As Ender progresses through Battle School and Command School to ultimately encounter the so-called nemesis Formics, he learns that he is destined to save humankind from the evil forces that threaten them, and as he prepares to accept that fate, he rallies around him a group of loyal followers, disciples, one might even say. As Major Anderson remarks at the beginning of the movie, the children training to defeat the Formics, "need someone the others will follow, a leader."

And lead is precisely what Ender does. Now, insofar as Ender is endowed with a unique set of skills that set him apart from his peers and give him the ability to deliver humankind from evil forces, one can see the parallels with Christ. Like Christ, Ender is different from other humans. Like Christ, Ender has a mission of deliverance. And like Christ, Ender is controversial, beloved by his followers and hated by those who feel threatened by him.

Yet the parallel isn't perfect [SPOILER ALERT]: Unlike Ender, Jesus' calling is to save the world from inescapable sin of a distinctly negative quality. However, it turns out that the Formics, Ender's great enemy, are actually non-violent and weren't trying to incite violence with planet earth; they were merely afraid and attempting to defend themselves. In other words, Ender winds up committing mass genocide -- destroying nearly an entire race of peaceful bug-like creatures -- when simple diplomacy may well have sufficed. (Aside: Here one might say that Mormonism's theology of the justification of defensive war might be present -- see here for more information on Mormon beliefs about war and peace.)

Moreover, even the genocide wasn't intentional. Colonel Graff deceives Ender, so that he defeats the Formics thinking he is playing a game rather than waging a real life battle. In contrast, the gospel stories generally suggest that Jesus died on the cross knowing that his actions were for good.

But perhaps the most compelling difference between Ender and Jesus lies in their methods: Jesus' message is one of peace, and his death one of obedience. Offering himself on a cross, Jesus refuses to engage in violence, even violence that might protect his own life. In contrast, Ender is pressured and manipulated into becoming a boy well acquainted with the power violence wields. As he says in the film, "Follow the rules, you lose. Choose violence, you win."

In the end, Ender's ability to turn to violence and defeat the Formics simultaneously makes him a hero to those on planet Earth and a monster from his own perspective. He regrets his actions, regrets his ability to use gaming strategies for the purpose of killing. As he says, "The way we win matters," and from his point of view, the way that he and his team of disciples won was not worth the cost.

It is through irony, then, that the abominable actions Ender takes allow the film to most clearly resonate with the Christian worldview.

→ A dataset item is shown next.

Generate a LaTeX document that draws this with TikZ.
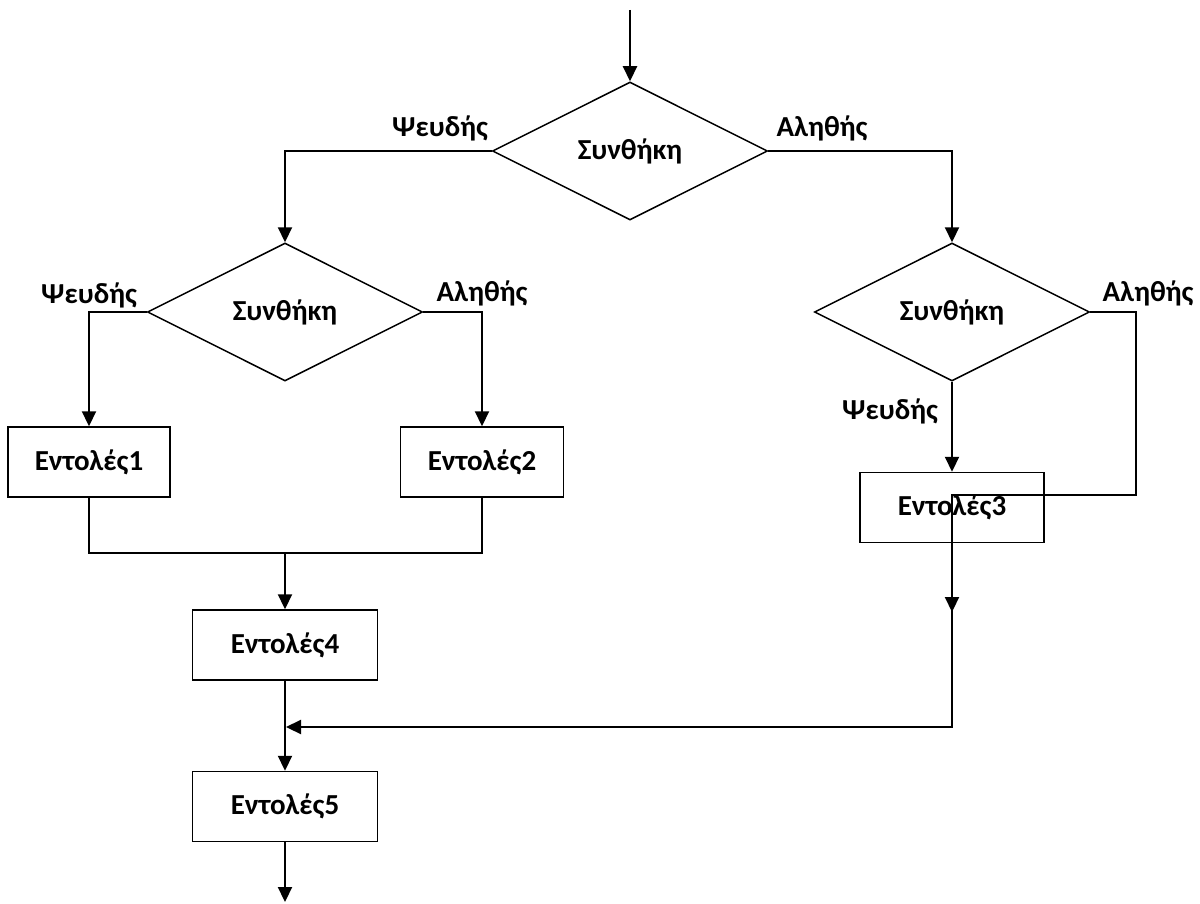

As Ender regrets his decisions, the viewer sees the message of Christ illuminated -- that violence is not the way forward, that redemption comes another way. In other words, in functioning antithetically to Christ, Ender creates a contrast that allows the viewer to see the value of that philosophy which deeply informs the life of most Christians, including Mormons: that peace and reconciliation are a means to salvation.

Of course, one might respond that none of this is intended, that a film is just a film. But even if you remove faith from the conversation, the message of Ender's Game is still one of peace, and that makes it a film that a Christian could be proud to see.

(Unless, of course, you're a Christian who objects to Orson Scott Card's views of homosexuality... but that's a topic for a future article.)